Back to your query about crumbling: you're dehydrating the micas (muscovite on the light-colored end, biotite on the dark-colored end) if they are hydrated at all, but mostly you're making various clays from the feldspars via the incongruent dissolution pathway. Those new minerals you're making are the crumbly ones, mostly clays and maybe some brittle mica scraps. But it's mostly clay.

Generally speaking, carbon dioxide and water form an aqueous solution of carbonic acid species which reacts in the presence of oxygen and a feldspar to form a clay and aqueous calcium and carbonate ions. There are many, many complex reactions.

Here is an excellent write-up about anorthite hydrolysis, specifically regarding the region around Egersund, Norway. In it, the author does some modeling using PHREEQC and gives specific examples of some of the weathering reactions. Here is one of the reactions that takes a mixed albanitic-anorthitic feldspar to kaolinite:

$$\ce{2NaCaAl3Si5O16 + 8CO2 + 9H2O = 2Ca^2+ + 2Na^+ + 6HCO3- + 4SiO2 + 3~Al2Si2O5(OH)4 + 2CO2}$$

High temperature speeds things up, and also will dictate what products you get. Same for water and carbon dioxide, of course.

In summary: you are making mostly crumbly clay from granite by speeding-up the chemical weathering process of (mostly) the feldspar component(s). The particular composition of the clay varies with the entire system composition.

This is a very complex sub-field of study in aqueous geochemistry. An excellent reference (which I used in my grad school days and beyond) is Stumm and Morgan.

• Thank you for the great answer, this is just what I needed.

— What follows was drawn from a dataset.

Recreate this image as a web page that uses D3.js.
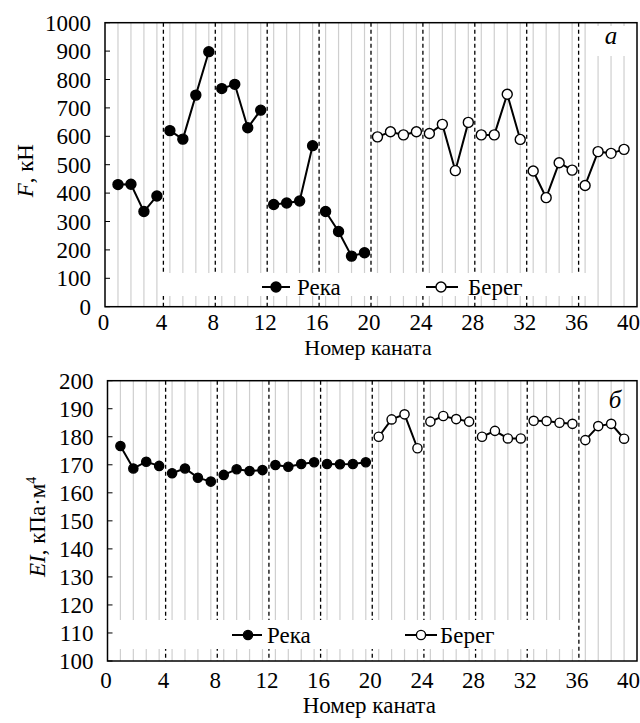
<!DOCTYPE html>
<html><head><meta charset="utf-8">
<script src="https://cdn.jsdelivr.net/npm/d3@7"></script>
<style>
body{margin:0;background:#fff}
</style>
</head><body>
<svg id="c" width="640" height="723" font-family="'Liberation Serif', serif"></svg>
<script>
// ---- data ----
const riverCables = [1,2,3,4,5,6,7,8,9,10,11,12,13,14,15,16,17,18,19,20];
const shoreCables = [21,22,23,24,25,26,27,28,29,30,31,32,33,34,35,36,37,38,39,40];
const forceRiver = [430,431,335,390, 620,590,745,898, 768,783,630,692, 360,365,372,567, 335,265,178,190];
const forceShore = [598,616,605,616, 610,642,479,649, 605,605,748,589, 478,384,507,481, 427,546,540,554];
const eiRiver = [176.7,168.7,171.1,169.6, 167.0,168.7,165.4,164.0, 166.4,168.4,167.8,168.1, 169.9,169.3,170.3,170.9, 170.3,170.2,170.3,170.9];
const eiShore = [180.0,186.2,188.0,175.9, 185.4,187.4,186.3,185.4, 180.0,182.1,179.4,179.4, 185.7,185.6,185.0,184.6, 178.8,183.8,184.6,179.3];
const xTicks = [0,4,8,12,16,20,24,28,32,36,40];
const dashedAt = [4,8,12,16,20,24,28,32,36];
const forceTicks = [0,100,200,300,400,500,600,700,800,900,1000];
const eiTicks = [100,110,120,130,140,150,160,170,180,190,200];
const groupSize = 4;
const legendNames = ["Река","Берег"];

const FONT = "Liberation Serif";
const svg = d3.select("#c");
svg.append("rect").attr("width",640).attr("height",723).attr("fill","#fff");

function txt(g){ return g.append("text").attr("font-family",FONT).attr("fill","#000"); }

function panel(o){
  const x = d3.scaleLinear().domain([-0.5,40.5]).range([o.left,o.right]);
  const y = d3.scaleLinear().domain(o.yDomain).range([o.bottom,o.top]);
  const g = svg.append("g");
  const allCables = riverCables.concat(shoreCables);
  g.selectAll(".grid").data(allCables).enter().append("line")
    .attr("x1",d=>x(d-0.5)).attr("x2",d=>x(d-0.5))
    .attr("y1",o.top).attr("y2",o.bottom)
    .attr("stroke","#cfcfcf").attr("stroke-width",1.2);
  g.selectAll(".dash").data(dashedAt).enter().append("line")
    .attr("x1",d=>x(d)).attr("x2",d=>x(d))
    .attr("y1",o.top).attr("y2",o.bottom)
    .attr("stroke","#000").attr("stroke-width",1.3).attr("stroke-dasharray","4,3");
  o.masks.forEach(m=>{
    g.append("rect").attr("x",m[0]).attr("y",m[1]).attr("width",m[2]-m[0]).attr("height",m[3]-m[1]).attr("fill","#fff");
  });
  g.append("rect").attr("x",o.left).attr("y",o.top).attr("width",o.right-o.left).attr("height",o.bottom-o.top)
    .attr("fill","none").attr("stroke","#000").attr("stroke-width",1.5);
  g.selectAll(".yt").data(o.yTicks).enter().append("line")
    .attr("x1",o.left).attr("x2",o.left+5).attr("y1",d=>y(d)).attr("y2",d=>y(d))
    .attr("stroke","#000").attr("stroke-width",1);
  o.yTicks.forEach(d=>{
    txt(g).attr("x",o.left-14).attr("y",y(d)).attr("dy","0.35em")
      .attr("text-anchor","end").attr("font-size",23).text(d);
  });
  xTicks.forEach(d=>{
    txt(g).attr("x",x(d)-(d===0?8:2)).attr("y",o.xLabelY)
      .attr("text-anchor","middle").attr("font-size",23).text(d);
  });
  txt(g).attr("x",(o.left+o.right)/2-3).attr("y",o.xTitleY)
    .attr("text-anchor","middle").attr("font-size",o.xTitleSize).text("Номер каната");
  const yt = txt(g).attr("transform",`translate(${o.yTitleX},${(o.top+o.bottom)/2+6}) rotate(-90)`)
    .attr("text-anchor","middle").attr("font-size",23);
  o.yTitle(yt);
  txt(g).attr("x",o.letter[0]).attr("y",o.letter[1]).attr("text-anchor","middle")
    .attr("font-size",25).attr("font-style","italic").text(o.letter[2]);

  const line = d3.line().x(d=>x(d.c-0.5)).y(d=>y(d.v));
  const series = [
    {cables:riverCables, vals:o.river, filled:true},
    {cables:shoreCables, vals:o.shore, filled:false}
  ];
  series.forEach(s=>{
    const pts = s.cables.map((c,i)=>({c:c,v:s.vals[i]}));
    const groups = d3.groups(pts, d=>Math.floor((d.c-1)/groupSize)).map(e=>e[1]);
    g.selectAll(null).data(groups).enter().append("path")
      .attr("d",line).attr("fill","none").attr("stroke","#000").attr("stroke-width",2);
    g.selectAll(null).data(pts).enter().append("circle")
      .attr("cx",d=>x(d.c-0.5)).attr("cy",d=>y(d.v)).attr("r",o.r)
      .attr("fill",s.filled?"#000":"#fff").attr("stroke","#000").attr("stroke-width",1.4);
  });
  o.legend.forEach((L,i)=>{
    g.append("line").attr("x1",L.x1).attr("x2",L.x2).attr("y1",o.legendY).attr("y2",o.legendY)
      .attr("stroke","#000").attr("stroke-width",2);
    g.append("circle").attr("cx",L.m).attr("cy",o.legendY).attr("r",o.r)
      .attr("fill",i===0?"#000":"#fff").attr("stroke","#000").attr("stroke-width",1.4);
    txt(g).attr("x",L.t).attr("y",o.legendY+8).attr("font-size",23).text(legendNames[i]);
  });
}

panel({
  left:105, right:637, top:22.7, bottom:306.7, yDomain:[0,1000], yTicks:forceTicks,
  river:forceRiver, shore:forceShore, r:5,
  masks:[[160,273,590,296],[589,26,634,56]],
  xLabelY:330, xTitleY:355, xTitleSize:22, yTitleX:33,
  yTitle:t=>{t.append("tspan").attr("font-style","italic").text("F");t.append("tspan").text(", кН");},
  letter:[611,44,"a"],
  legendY:287,
  legend:[{x1:262,x2:290,m:276,t:297},{x1:426,x2:458,m:441,t:468}]
});
panel({
  left:107.5, right:637, top:380.7, bottom:661, yDomain:[100,200], yTicks:eiTicks,
  river:eiRiver, shore:eiShore, r:4.6,
  masks:[[112,620,575,649]],
  xLabelY:688, xTitleY:713, xTitleSize:23, yTitleX:45,
  yTitle:t=>{t.append("tspan").attr("font-style","italic").text("EI");t.append("tspan").text(", кПа·м");
    t.append("tspan").attr("font-size",14).attr("dy",-9).text("4");},
  letter:[615,408,"б"],
  legendY:635,
  legend:[{x1:232,x2:262,m:248,t:267},{x1:405,x2:437,m:421,t:440}]
});
</script>
</body></html>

You'll probably be able to answer this question as well :) – clathratus May 12 at 22:50

I'm not an expert but based on Googling around, I suspect what happens is primarily:

1. Driving off any bound water.

2. Driving some of the silicate out of the material $$(\ce{KAlSi3O8 -> KAlSi2O6 + SiO2}).$$

My bet is the second effect is the more important. You could try firing it at 500 °C and see if there is any appreciable impact. Think all the bound water would leave then. The second reaction requires temps above 950 °C. Maybe that is the major driver of what you are seeing.

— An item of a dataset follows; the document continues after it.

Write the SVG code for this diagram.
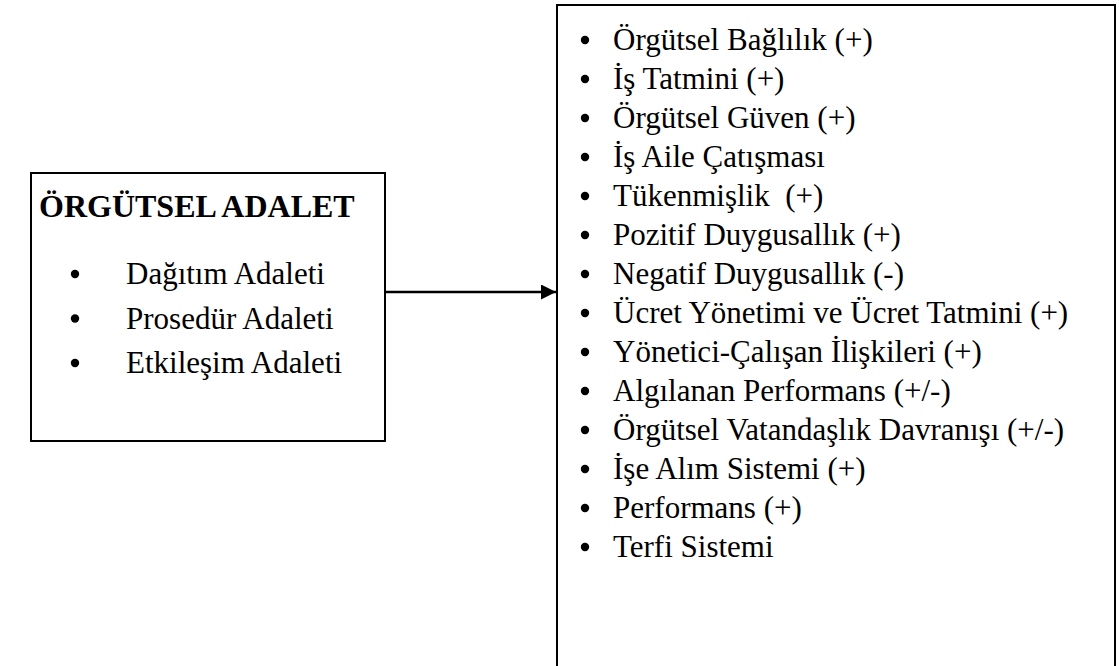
<svg xmlns="http://www.w3.org/2000/svg" width="1119" height="666" viewBox="0 0 1119 666">
  <style>
    .box { fill: #ffffff; stroke: #000000; stroke-width: 2; }
    .txt { font-family: "Liberation Serif", "Times New Roman", serif; font-size: 31px; fill: #000000; }
    .title { font-family: "Liberation Serif", "Times New Roman", serif; font-size: 32px; font-weight: bold; fill: #000000; }
    .dot { fill: #000000; }
    .link { stroke: #000000; stroke-width: 2.5; fill: none; }
  </style>
  <defs>
    <marker id="arrowhead" viewBox="0 0 10 10" refX="10" refY="5" markerWidth="6" markerHeight="6" orient="auto" markerUnits="strokeWidth">
      <path d="M0,0 L10,5 L0,10 Z" fill="#000000"/>
    </marker>
  </defs>
  <rect width="1119" height="666" fill="#ffffff"/>

  <!-- source concept -->
  <g id="orgutsel-adalet">
    <rect class="box" x="31" y="173" width="354" height="268"/>
    <text class="title" x="39" y="217">ÖRGÜTSEL ADALET</text>
    <circle class="dot" cx="75" cy="274" r="4.2"/>
    <text class="txt" x="126" y="284">Dağıtım Adaleti</text>
    <circle class="dot" cx="75" cy="318.5" r="4.2"/>
    <text class="txt" x="126" y="328.5">Prosedür Adaleti</text>
    <circle class="dot" cx="75" cy="363" r="4.2"/>
    <text class="txt" x="126" y="373">Etkileşim Adaleti</text>
  </g>

  <!-- outcomes -->
  <g id="sonuclar">
    <rect class="box" x="557" y="5" width="558" height="680"/>
    <g class="dot">
      <circle cx="585" cy="40" r="4.2"/>
      <circle cx="585" cy="79" r="4.2"/>
      <circle cx="585" cy="118" r="4.2"/>
      <circle cx="585" cy="157" r="4.2"/>
      <circle cx="585" cy="196" r="4.2"/>
      <circle cx="585" cy="235" r="4.2"/>
      <circle cx="585" cy="274" r="4.2"/>
      <circle cx="585" cy="313" r="4.2"/>
      <circle cx="585" cy="352" r="4.2"/>
      <circle cx="585" cy="391" r="4.2"/>
      <circle cx="585" cy="430" r="4.2"/>
      <circle cx="585" cy="469" r="4.2"/>
      <circle cx="585" cy="508" r="4.2"/>
      <circle cx="585" cy="547" r="4.2"/>
    </g>
    <text class="txt" x="613" y="50">Örgütsel Bağlılık (+)</text>
    <text class="txt" x="613" y="89">İş Tatmini (+)</text>
    <text class="txt" x="613" y="128">Örgütsel Güven (+)</text>
    <text class="txt" x="613" y="167">İş Aile Çatışması</text>
    <text class="txt" x="613" y="206" xml:space="preserve">Tükenmişlik  (+)</text>
    <text class="txt" x="613" y="245">Pozitif Duygusallık (+)</text>
    <text class="txt" x="613" y="284">Negatif Duygusallık (-)</text>
    <text class="txt" x="613" y="323">Ücret Yönetimi ve Ücret Tatmini (+)</text>
    <text class="txt" x="613" y="362">Yönetici-Çalışan İlişkileri (+)</text>
    <text class="txt" x="613" y="401">Algılanan Performans (+/-)</text>
    <text class="txt" x="613" y="440">Örgütsel Vatandaşlık Davranışı (+/-)</text>
    <text class="txt" x="613" y="479">İşe Alım Sistemi (+)</text>
    <text class="txt" x="613" y="518">Performans (+)</text>
    <text class="txt" x="613" y="557">Terfi Sistemi</text>
  </g>

  <!-- connectors -->
  <g id="connectors">
    <line class="link" x1="386" y1="292" x2="556" y2="292" marker-end="url(#arrowhead)"/>
  </g>
</svg>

Also, sounds like it's not just feldspar, other junk in there. So a little hard to tell… might by other materials being affected.

If you really wanted to be a chemist about it you could take a chemically pure sample of feldspar (maybe by preparing it, not extracting from nature), fire it at 1000 °C and then look at the morphology (hardness, grain structure). And probably do X-ray powder diffraction or SEM-EDAX to look at what little buggers you made.